Kuhn erinnert in seiner Beantwortung an erste Überlegungen des Klinikums 2010/2011, ein Angebot für ein Kooperationsprojekt abzugeben. Die Krankenhausbürgermeister Klaus-Peter Murawski (Grüne) und Wölfle seien über die Projektidee und ein erstes Angebot informiert gewesen. Es sei aber nicht zum Abschluss gekommen. Kuhns Absicht hinter dieser Replik: er will eine Aussage von Peter Glinder vom Rechnungsprüfungsamt relativeren. Der Antikorruptionsbeauftragte hatte im Vorfeld der Beantwortung mehrerer Anfragen von Fraktionen die Referenten von Kuhn und dem neuen Krankenhausbürgermeister Michael Föll (CDU) davor gewarnt, so zu tun, als habe Wölfle das Projekt überhaupt nicht gekannt. Vielmehr sei er über Umfang und Tragweite informiert gewesen. Der Kostenrahmen belief sich damals auf 63 Millionen Euro für eine auf fünf Jahre angelegte Betreuung durch Stuttgarter Ärzte.
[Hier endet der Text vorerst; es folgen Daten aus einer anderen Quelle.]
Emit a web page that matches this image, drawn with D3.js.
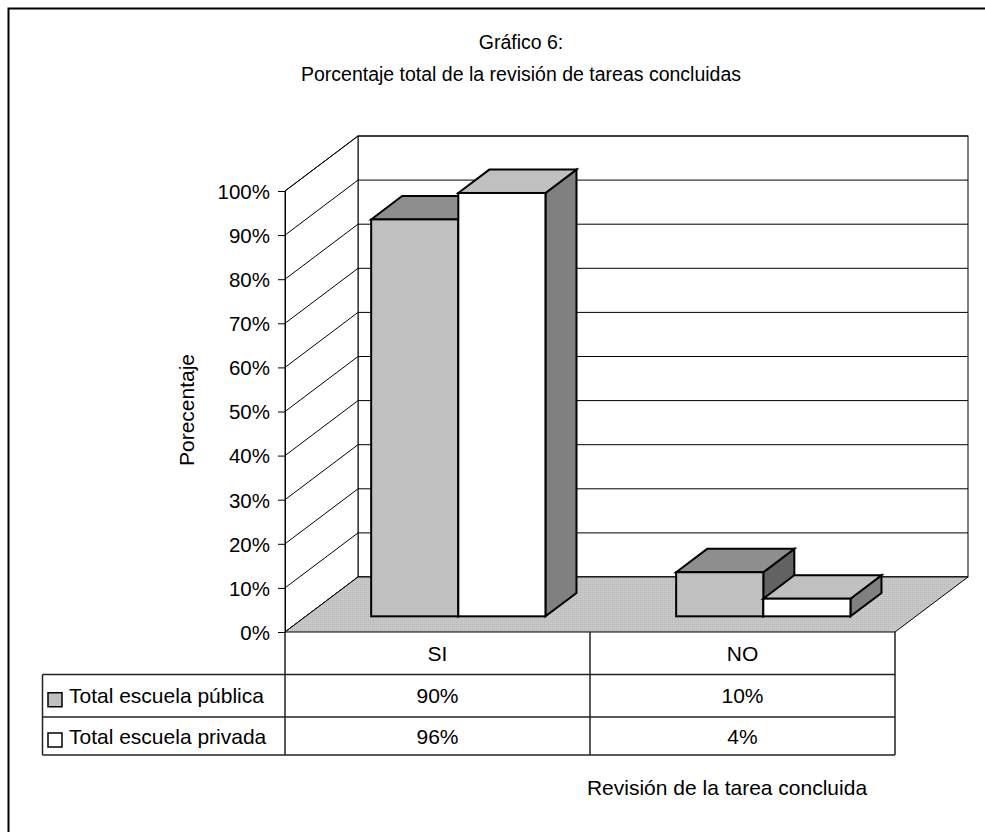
<!DOCTYPE html>
<html><head><meta charset="utf-8">
<script src="https://cdn.jsdelivr.net/npm/d3@7"></script>
<style>body{margin:0;background:#fff}svg{display:block}text{font-family:"Liberation Sans",Arial,sans-serif;fill:#000}</style>
</head><body>
<svg id="c" width="985" height="832"></svg>
<script>
const categories = ["SI", "NO"];
const seriesNames = ["Total escuela pública", "Total escuela privada"];
const publica = [0.90, 0.10];
const privada = [0.96, 0.04];
const tableLabels = [["90%", "10%"], ["96%", "4%"]];
const yTicks = [0,0.1,0.2,0.3,0.4,0.5,0.6,0.7,0.8,0.9,1.0];
const titleLines = ["Gráfico 6:", "Porcentaje total de la revisión de tareas concluidas"];
const yTitle = "Porecentaje";
const xTitle = "Revisión de la tarea concluida";

const seriesValues = [publica, privada];
const svg = d3.select("#c");

// frame
svg.append("rect").attr("x",8.5).attr("y",8.5).attr("width",1000).attr("height",1000)
  .attr("fill","#fff").attr("stroke","#000").attr("stroke-width",2);

// geometry
const X0 = 285, X1 = 895, Y0 = 632, Y1 = 191;
const DX = 73, DY = -55;
const F0 = 0.285, F1 = 0.71;
const x0 = d3.scaleBand().domain(categories).range([X0, X1]).padding(0);
const x1 = d3.scaleBand().domain([0,1]).range([0, x0.bandwidth()]).paddingInner(0).paddingOuter(0.75);
const y = d3.scaleLinear().domain([0,1]).range([Y0, Y1]);

// titles
svg.selectAll("text.title").data(titleLines).join("text").attr("class","title")
  .attr("x",521).attr("y",(d,i)=>49+i*32).attr("text-anchor","middle").attr("font-size",19.5).text(d=>d);

// back wall
const g = svg.append("g");
g.append("rect").attr("x",X0+DX).attr("y",y(1)+DY).attr("width",X1-X0).attr("height",y(0)-y(1))
  .attr("fill","#fff").attr("stroke","#000").attr("stroke-width",1);
g.selectAll("line.grid").data(yTicks).join("line").attr("class","grid")
  .attr("x1",X0+DX).attr("x2",X1+DX).attr("y1",d=>y(d)+DY).attr("y2",d=>y(d)+DY)
  .attr("stroke","#000").attr("stroke-width",1);
// left wall
g.append("path").attr("d",`M${X0},${y(0)}L${X0},${y(1)}L${X0+DX},${y(1)+DY}L${X0+DX},${y(0)+DY}Z`)
  .attr("fill","#fff").attr("stroke","#000").attr("stroke-width",1);
g.selectAll("line.lgrid").data(yTicks).join("line").attr("class","lgrid")
  .attr("x1",X0).attr("x2",X0+DX).attr("y1",d=>y(d)).attr("y2",d=>y(d)+DY)
  .attr("stroke","#000").attr("stroke-width",1);
// floor
const defs = svg.append("defs");
const pat = defs.append("pattern").attr("id","dots").attr("width",2).attr("height",2).attr("patternUnits","userSpaceOnUse");
pat.append("rect").attr("width",2).attr("height",2).attr("fill","#c8c8c8");
pat.append("rect").attr("width",1).attr("height",1).attr("fill","#b8b8b8");
g.append("path").attr("d",`M${X0},${y(0)}L${X1},${y(0)}L${X1+DX},${y(0)+DY}L${X0+DX},${y(0)+DY}Z`)
  .attr("fill","url(#dots)").attr("stroke","#000").attr("stroke-width",1);

// y axis
const ax = svg.append("g").attr("transform",`translate(${X0},0)`)
  .call(d3.axisLeft(y).tickValues(yTicks).tickFormat(d3.format(".0%")).tickSize(7).tickPadding(8));
ax.select(".domain").attr("stroke","#000");
ax.selectAll("text").attr("font-size",20.5).attr("font-family","Liberation Sans, Arial, sans-serif").attr("dy","0.36em");
ax.selectAll("line").attr("stroke","#000");

// y title
svg.append("text").attr("transform","translate(193.5,410) rotate(-90)").attr("text-anchor","middle")
  .attr("font-size",21).text(yTitle);

// bars
const styles = [
  {front:"#c0c0c0", top:"#8e8e8e", side:"#626262"},
  {front:"#ffffff", top:"#c0c0c0", side:"#808080"}
];
const bars = [];
categories.forEach((c,ci)=>{
  seriesValues.forEach((vals,si)=>{ bars.push({c, si, v: vals[ci]}); });
});
const bg = svg.append("g");
bars.forEach(b=>{
  const fx = x0(b.c) + x1(b.si) + DX*F0;
  const fw = x1.bandwidth();
  const ft = y(b.v) + DY*F0, fb = y(0) + DY*F0;
  const ddx = DX*(F1-F0), ddy = DY*(F1-F0);
  const st = styles[b.si];
  const bb = bg.append("g").attr("stroke","#000").attr("stroke-width",2).attr("stroke-linejoin","miter");
  bb.append("path").attr("d",`M${fx+fw},${ft}L${fx+fw+ddx},${ft+ddy}L${fx+fw+ddx},${fb+ddy}L${fx+fw},${fb}Z`).attr("fill",st.side);
  bb.append("path").attr("d",`M${fx},${ft}L${fx+ddx},${ft+ddy}L${fx+fw+ddx},${ft+ddy}L${fx+fw},${ft}Z`).attr("fill",st.top);
  bb.append("rect").attr("x",fx).attr("y",ft).attr("width",fw).attr("height",fb-ft).attr("fill",st.front);
});

// data table
const rowY = [632, 674.5, 717, 755];
const tg = svg.append("g").attr("stroke","#222").attr("stroke-width",1.5);
const TL = 42.5;
tg.append("line").attr("x1",X0).attr("x2",X0).attr("y1",Y0).attr("y2",rowY[3]);
tg.append("line").attr("x1",x0("NO")).attr("x2",x0("NO")).attr("y1",Y0).attr("y2",rowY[3]);
tg.append("line").attr("x1",X1).attr("x2",X1).attr("y1",Y0).attr("y2",rowY[3]);
tg.append("line").attr("x1",TL).attr("x2",TL).attr("y1",rowY[1]).attr("y2",rowY[3]);
[1,2,3].forEach(i=>tg.append("line").attr("x1",TL).attr("x2",X1).attr("y1",rowY[i]).attr("y2",rowY[i]));

svg.selectAll("text.cat").data(categories).join("text").attr("class","cat")
  .attr("x",d=>x0(d)+x0.bandwidth()/2).attr("y",(rowY[0]+rowY[1])/2+7.5).attr("text-anchor","middle")
  .attr("font-size",21).text(d=>d);
seriesNames.forEach((s,si)=>{
  const cy = (rowY[si+1]+rowY[si+2])/2;
  svg.append("rect").attr("x",48).attr("y",cy-3).attr("width",14).attr("height",14)
    .attr("fill",styles[si].front).attr("stroke","#000").attr("stroke-width",1.5);
  svg.append("text").attr("x",69).attr("y",cy+7.5).attr("font-size",21).text(s);
  categories.forEach((c,ci)=>{
    svg.append("text").attr("x",x0(c)+x0.bandwidth()/2).attr("y",cy+7.5).attr("text-anchor","middle")
      .attr("font-size",21).text(tableLabels[si][ci]);
  });
});

// x title
svg.append("text").attr("x",727).attr("y",795).attr("text-anchor","middle").attr("font-size",21).text(xTitle);
</script>
</body></html>
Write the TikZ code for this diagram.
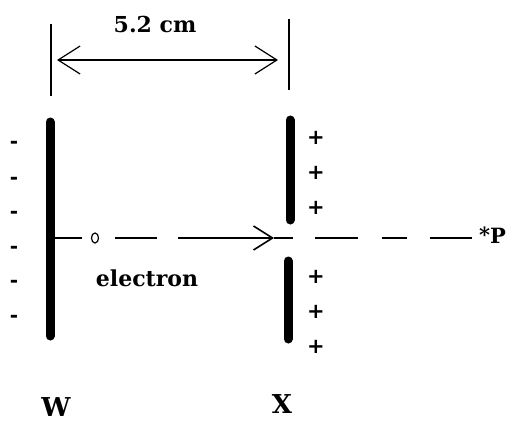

Der 2014 abgeschlossene Vertrag über drei Jahre und 46 Millionen Euro sei nicht mit dem ersten Entwurf gleichzusetzen, meint Kuhn heute.

Der OB weist zudem darauf hin, dass die Verwaltung über die geheimen Nebenverträge der Verwaltung erst durch Recherchen der Rechnungsprüfer und der Anwaltskanzlei BRP Renaud & Partner informiert worden sei.